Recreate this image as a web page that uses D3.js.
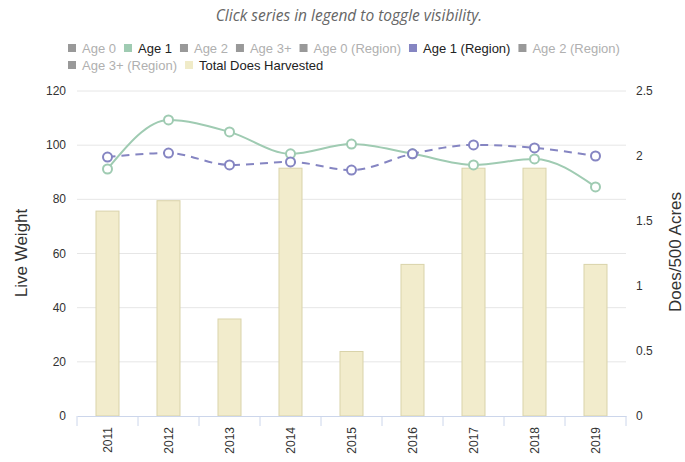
<!DOCTYPE html>
<html>
<head>
<meta charset="utf-8">
<script src="https://cdn.jsdelivr.net/npm/d3@7"></script>
<style>
  body { margin: 0; background: #fff; }
  svg text { font-family: "Liberation Sans", Arial, sans-serif; }
</style>
</head>
<body>
<svg id="chart" width="685" height="462"></svg>
<script>
// values
var years = ["2011", "2012", "2013", "2014", "2015", "2016", "2017", "2018", "2019"];
var age1 = [91.2, 109.3, 104.9, 96.8, 100.4, 96.8, 92.7, 94.9, 84.6];
var age1Region = [95.6, 97.1, 92.7, 93.8, 90.8, 96.8, 100.1, 99.0, 96.0];
var doesHarvested = [1.58, 1.66, 0.75, 1.91, 0.5, 1.17, 1.91, 1.91, 1.17];
var leftTicks = [0, 20, 40, 60, 80, 100, 120];
var rightTicks = [0, 0.5, 1, 1.5, 2, 2.5];

var legendItems = [
  {name: "Age 0", color: "#999", on: false},
  {name: "Age 1", color: "#9fcbb2", on: true},
  {name: "Age 2", color: "#999", on: false},
  {name: "Age 3+", color: "#999", on: false},
  {name: "Age 0 (Region)", color: "#999", on: false},
  {name: "Age 1 (Region)", color: "#8585c2", on: true},
  {name: "Age 2 (Region)", color: "#999", on: false},
  {name: "Age 3+ (Region)", color: "#999", on: false},
  {name: "Total Does Harvested", color: "#f0ebc8", on: true}
];

var svg = d3.select("#chart");
var plotLeft = 77, plotRight = 626, plotTop = 91, plotBottom = 416;

var x = d3.scaleBand().domain(years).range([plotLeft, plotRight]);
var yL = d3.scaleLinear().domain([0, 120]).range([plotBottom, plotTop]);
var yR = d3.scaleLinear().domain([0, 2.5]).range([plotBottom, plotTop]);

// title note
svg.append("text")
  .attr("x", 349).attr("y", 21)
  .attr("text-anchor", "middle")
  .style("font-family", "'Open Sans', sans-serif")
  .style("font-style", "italic")
  .style("font-size", "15.5px")
  .attr("fill", "#666")
  .text("Click series in legend to toggle visibility.");

// legend, two rows
var lx = 68, ly = 53, rowMax = 645;
legendItems.forEach(function(d, i) {
  var g = svg.append("g");
  g.append("rect").attr("x", 0).attr("y", -9).attr("width", 8).attr("height", 8).attr("fill", d.color);
  var t = g.append("text").attr("x", 14).attr("y", 0)
    .style("font-size", "13px")
    .attr("fill", d.on ? "#222" : "#b0b0b0")
    .text(d.name);
  var w = 14 + t.node().getComputedTextLength();
  if (lx + w > rowMax) { lx = 68; ly += 17; }
  g.attr("transform", "translate(" + lx + "," + ly + ")");
  lx += w + 8;
});

// grid
svg.append("g").selectAll("line")
  .data(leftTicks.slice(1))
  .join("line")
  .attr("x1", plotLeft).attr("x2", plotRight)
  .attr("y1", d => yL(d)).attr("y2", d => yL(d))
  .attr("stroke", "#e6e6e6");

// bars
var bw = 24;
svg.append("g").selectAll("rect")
  .data(doesHarvested)
  .join("rect")
  .attr("x", (d, i) => x(years[i]) + x.bandwidth() / 2 - bw / 2 + 0.5)
  .attr("y", d => yR(d) + 0.5)
  .attr("width", bw - 1)
  .attr("height", d => plotBottom - yR(d) - 0.5)
  .attr("fill", "#f2eccc")
  .attr("stroke", "#d9d3aa")
  .attr("stroke-width", 1);

// x axis
var xAxis = d3.axisBottom(x).tickSize(0).tickFormat("");
var xg = svg.append("g").attr("transform", "translate(0," + plotBottom + ")").call(xAxis);
xg.select(".domain").attr("stroke", "#ccd6eb");
svg.append("g").selectAll("line")
  .data(years.concat(["end"]))
  .join("line")
  .attr("x1", (d, i) => plotLeft + i * x.bandwidth()).attr("x2", (d, i) => plotLeft + i * x.bandwidth())
  .attr("y1", plotBottom).attr("y2", plotBottom + 10)
  .attr("stroke", "#ccd6eb");
svg.append("g").selectAll("text")
  .data(years)
  .join("text")
  .attr("transform", d => "translate(" + (x(d) + x.bandwidth() / 2 + 4) + "," + (plotBottom + 11) + ") rotate(-90)")
  .attr("text-anchor", "end")
  .style("font-size", "12px")
  .attr("fill", "#333")
  .text(d => d);

// y axes labels
svg.append("g").selectAll("text")
  .data(leftTicks)
  .join("text")
  .attr("x", 66).attr("y", d => yL(d) + 4)
  .attr("text-anchor", "end")
  .style("font-size", "12px")
  .attr("fill", "#333")
  .text(d => d);
svg.append("g").selectAll("text")
  .data(rightTicks)
  .join("text")
  .attr("x", 636).attr("y", d => yR(d) + 4)
  .attr("text-anchor", "start")
  .style("font-size", "12px")
  .attr("fill", "#333")
  .text(d => d);

svg.append("text")
  .attr("transform", "translate(27,253) rotate(-90)")
  .attr("text-anchor", "middle")
  .style("font-size", "17px")
  .attr("fill", "#333")
  .text("Live Weight");
svg.append("text")
  .attr("transform", "translate(681,252) rotate(-90)")
  .attr("text-anchor", "middle")
  .style("font-size", "17px")
  .attr("fill", "#333")
  .text("Does/500 Acres");

// lines
var line = d3.line()
  .x((d, i) => x(years[i]) + x.bandwidth() / 2)
  .y(d => yL(d))
  .curve(d3.curveMonotoneX);

function drawSeries(vals, color, dash) {
  svg.append("path")
    .attr("d", line(vals))
    .attr("fill", "none")
    .attr("stroke", color)
    .attr("stroke-width", 2)
    .attr("stroke-dasharray", dash);
  svg.append("g").selectAll("circle")
    .data(vals)
    .join("circle")
    .attr("cx", (d, i) => x(years[i]) + x.bandwidth() / 2)
    .attr("cy", d => yL(d))
    .attr("r", 4.5)
    .attr("fill", "#fff")
    .attr("stroke", color)
    .attr("stroke-width", 2);
}
drawSeries(age1, "#9fcbb2", null);
drawSeries(age1Region, "#8585c2", "8,6");
</script>
</body>
</html>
########
- _Short problem_
With the pictures left out, restate word for word every line of the data above, from the first down to the line that contains "d3.scaleLinear().domain([0, 2.5]).range([plotBottom, plotTop]);".

- _Complete output_
Recreate this image as a web page that uses D3.js.
<!DOCTYPE html>
<html>
<head>
<meta charset="utf-8">
<script src="https://cdn.jsdelivr.net/npm/d3@7"></script>
<style>
  body { margin: 0; background: #fff; }
  svg text { font-family: "Liberation Sans", Arial, sans-serif; }
</style>
</head>
<body>
<svg id="chart" width="685" height="462"></svg>
<script>
// values
var years = ["2011", "2012", "2013", "2014", "2015", "2016", "2017", "2018", "2019"];
var age1 = [91.2, 109.3, 104.9, 96.8, 100.4, 96.8, 92.7, 94.9, 84.6];
var age1Region = [95.6, 97.1, 92.7, 93.8, 90.8, 96.8, 100.1, 99.0, 96.0];
var doesHarvested = [1.58, 1.66, 0.75, 1.91, 0.5, 1.17, 1.91, 1.91, 1.17];
var leftTicks = [0, 20, 40, 60, 80, 100, 120];
var rightTicks = [0, 0.5, 1, 1.5, 2, 2.5];

var legendItems = [
  {name: "Age 0", color: "#999", on: false},
  {name: "Age 1", color: "#9fcbb2", on: true},
  {name: "Age 2", color: "#999", on: false},
  {name: "Age 3+", color: "#999", on: false},
  {name: "Age 0 (Region)", color: "#999", on: false},
  {name: "Age 1 (Region)", color: "#8585c2", on: true},
  {name: "Age 2 (Region)", color: "#999", on: false},
  {name: "Age 3+ (Region)", color: "#999", on: false},
  {name: "Total Does Harvested", color: "#f0ebc8", on: true}
];

var svg = d3.select("#chart");
var plotLeft = 77, plotRight = 626, plotTop = 91, plotBottom = 416;

var x = d3.scaleBand().domain(years).range([plotLeft, plotRight]);
var yL = d3.scaleLinear().domain([0, 120]).range([plotBottom, plotTop]);
var yR = d3.scaleLinear().domain([0, 2.5]).range([plotBottom, plotTop]);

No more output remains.